Compare: Horton vs. Whitfield—both wrote protest poetry, but Horton sought to purchase freedom through literary success while Whitfield rejected American belonging entirely. This contrast illustrates the spectrum of abolitionist thought among Black writers.
These figures merged literary careers with direct political action, using poetry as one tool among many in the fight for racial and gender justice. Their work demonstrates the inseparability of art and activism in nineteenth-century Black intellectual life.

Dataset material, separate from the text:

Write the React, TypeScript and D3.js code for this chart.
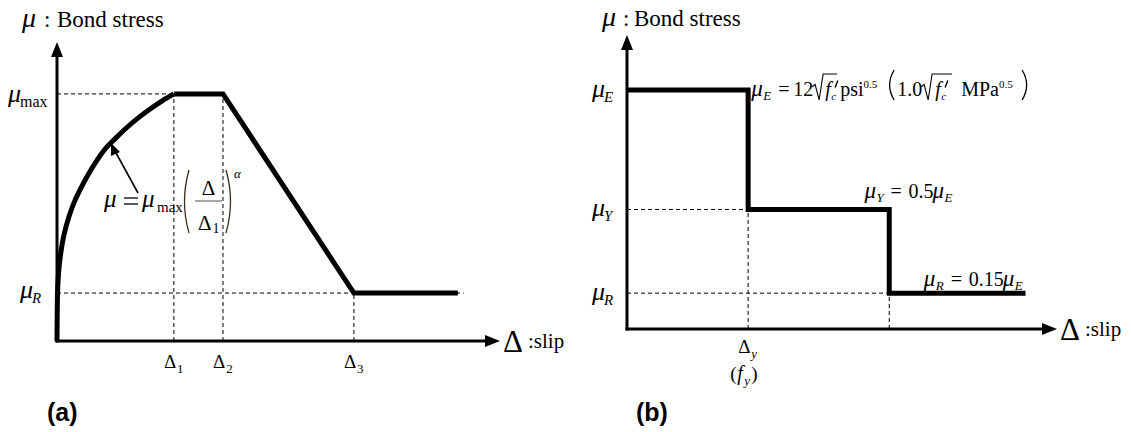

Compare: Harper vs. Bell—both combined poetry with activism, but Harper's work centered domestic and gendered experiences while Bell's emphasized public commemoration and masculine heroism. Consider how gender shaped poetic subject matter even within shared political commitments.
By the late nineteenth century, African American poets grappled with how to represent Black speech and culture authentically without reinforcing stereotypes. This tension between authenticity and respectability shaped the era's most significant literary debates.
Compare: Dunbar vs. Whitman—both sought literary prestige, but Dunbar's dialect work achieved fame while Whitman's classical epics were marginalized. This contrast reveals how white audiences shaped which Black voices were amplified.
African American women poets faced double marginalization, asserting their right to intellectual and creative expression against both racial and gender barriers. Their work often emphasized education, morality, and community uplift as responses to intersecting oppressions.
Compare: Plato vs. Simpson—both emphasized education's importance, but Plato wrote for individual moral development while Simpson created communal, performative texts. This illustrates different models of how literature could serve Black communities.
| Concept | Best Examples |
|---|---|
| Proving intellectual equality through form | Wheatley, Hammon, Whitman |
| Direct protest against slavery | Horton, Whitfield, Harper |
| Poetry combined with activism | Harper, Bell, Simpson |
| Dialect vs. standard English debate | Dunbar, Whitman |
| Women's literary authority | Wheatley, Harper, Plato |
| Religious themes as strategy | Hammon, Wheatley |
| Post-Reconstruction representation | Dunbar, Harper, Bell |
| Emigration vs. integration debates | Whitfield |
Which two poets demonstrate contrasting strategies for early African American publication—one using classical forms to prove intellectual equality, the other emphasizing religious devotion as survival strategy?
Compare and contrast how George Moses Horton and James Monroe Whitfield used poetry in relation to abolitionism. How did their different circumstances shape their approaches?
Frances Ellen Watkins Harper and Paul Laurence Dunbar both achieved significant popular success. What different challenges did each face regarding audience expectations, and how did their work respond to those pressures?
If an essay prompt asked you to discuss how African American poets navigated the tension between authenticity and respectability, which three poets would provide the strongest evidence, and why?
Identify two poets whose work demonstrates the connection between literary production and direct political activism. What specific actions or organizational ties support your choices?